備前長船長光の子「景光」(かげみつ)の作。景光作のなかでも最上級の出来と言われています。樋中に倶利伽羅竜の彫り物があることからこの名があります。
江戸時代末期まで、文献に全く記録が遺されておらず、突如、河内国(現在の大阪府)の農家で発見されますが、見つけた刀剣店が鑑定に出すと、本阿弥家では「偽物」として折紙を出しませんでした。幕府の代官・中村覚太夫(なかむらかくだゆう)から刀剣店を経て、長州の毛利家に売却されますが、本阿弥家で折紙が付かなかったことを伝え聞くと返却されてしまいます。
のちに「御様御用」(おためしごよう)という刀の試し斬りを代々行なってきた山田浅右衛門(やまだあさえもん)家の当主が買い取り、明治維新後に宮内庁に献上。
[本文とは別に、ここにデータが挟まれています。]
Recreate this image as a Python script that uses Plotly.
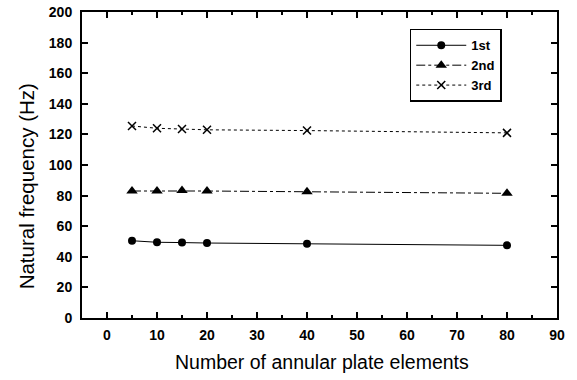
import plotly.graph_objects as go

elements = [5, 10, 15, 20, 40, 80]
freq_1st = [50.5, 49.5, 49.3, 49.0, 48.5, 47.5]
freq_2nd = [83.0, 83.0, 83.3, 83.0, 82.5, 81.5]
freq_3rd = [125.5, 124.0, 123.5, 123.0, 122.5, 121.0]
x_ticks = [0, 10, 20, 30, 40, 50, 60, 70, 80, 90]
y_ticks = [0, 20, 40, 60, 80, 100, 120, 140, 160, 180, 200]
x_title = "Number of annular plate elements"
y_title = "Natural frequency (Hz)"

font_fam = "Liberation Sans, Arial, sans-serif"

fig = go.Figure()
fig.add_trace(go.Scatter(x=elements, y=freq_1st, name="1st", mode="lines+markers",
                         line=dict(color="black", width=1, dash="solid"),
                         marker=dict(symbol="circle", size=8, color="black")))
fig.add_trace(go.Scatter(x=elements, y=freq_2nd, name="2nd", mode="lines+markers",
                         line=dict(color="black", width=1, dash="dashdot"),
                         marker=dict(symbol="triangle-up", size=10, color="black")))
fig.add_trace(go.Scatter(x=elements, y=freq_3rd, name="3rd", mode="lines+markers",
                         line=dict(color="black", width=1, dash="dot"),
                         marker=dict(symbol="x-thin", size=8, color="black",
                                     line=dict(color="black", width=1.5))))

fig.update_layout(
    width=577, height=380,
    margin=dict(l=82, r=20, t=12, b=62),
    paper_bgcolor="white", plot_bgcolor="white",
    font=dict(family=font_fam, color="black"),
    showlegend=True,
    legend=dict(x=0.69, y=0.945, xanchor="left", yanchor="top",
                bordercolor="black", borderwidth=1.5, bgcolor="white",
                font=dict(size=13, family=font_fam, weight="bold"),
                itemwidth=50, entrywidth=56, tracegroupgap=0),
    xaxis=dict(range=[-5, 90], tickvals=x_ticks, ticks="inside", ticklen=6,
               tickwidth=1.5, tickcolor="black", ticklabelstandoff=3,
               ticklabeloverflow="allow",
               minor=dict(dtick=5, tick0=0, ticks="inside", ticklen=3, tickcolor="black"),
               showline=True, linecolor="black", linewidth=2, mirror="ticks",
               showgrid=False, zeroline=False, automargin=False,
               tickfont=dict(size=14, weight="bold")),
    yaxis=dict(range=[0, 200], tickvals=y_ticks, ticks="inside", ticklen=6,
               tickwidth=1.5, tickcolor="black", ticklabelstandoff=5,
               ticklabeloverflow="allow",
               showline=True, linecolor="black", linewidth=2, mirror="ticks",
               showgrid=False, zeroline=False, automargin=False,
               tickfont=dict(size=14, weight="bold")),
    annotations=[
        dict(text=x_title, xref="paper", yref="paper", x=0.505, y=-0.145,
             xanchor="center", yanchor="middle", showarrow=False,
             font=dict(size=19.5, family=font_fam)),
        dict(text=y_title, xref="paper", yref="paper", x=-0.118, y=0.43,
             xanchor="center", yanchor="middle", textangle=-90, showarrow=False,
             font=dict(size=20.5, family=font_fam)),
    ],
)

fig.write_html("out.html", config={"displayModeBar": False},
               post_script="document.body.style.margin='0';")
明治天皇の佩刀(はいとう)となり、お気に召した天皇は、サーベル拵を付け、常に佩用(はいよう)されました。
南北朝時代、後醍醐天皇を奉じて鎌倉幕府を倒し、のちに足利尊氏に敗れて自害した南朝の忠臣・楠木正成(くすのきまさしげ)の佩刀であったという伝承も伝わり、楠木正成を「大楠公」(だいなんこう)と称すことから、別名・「楠公景光」と言います。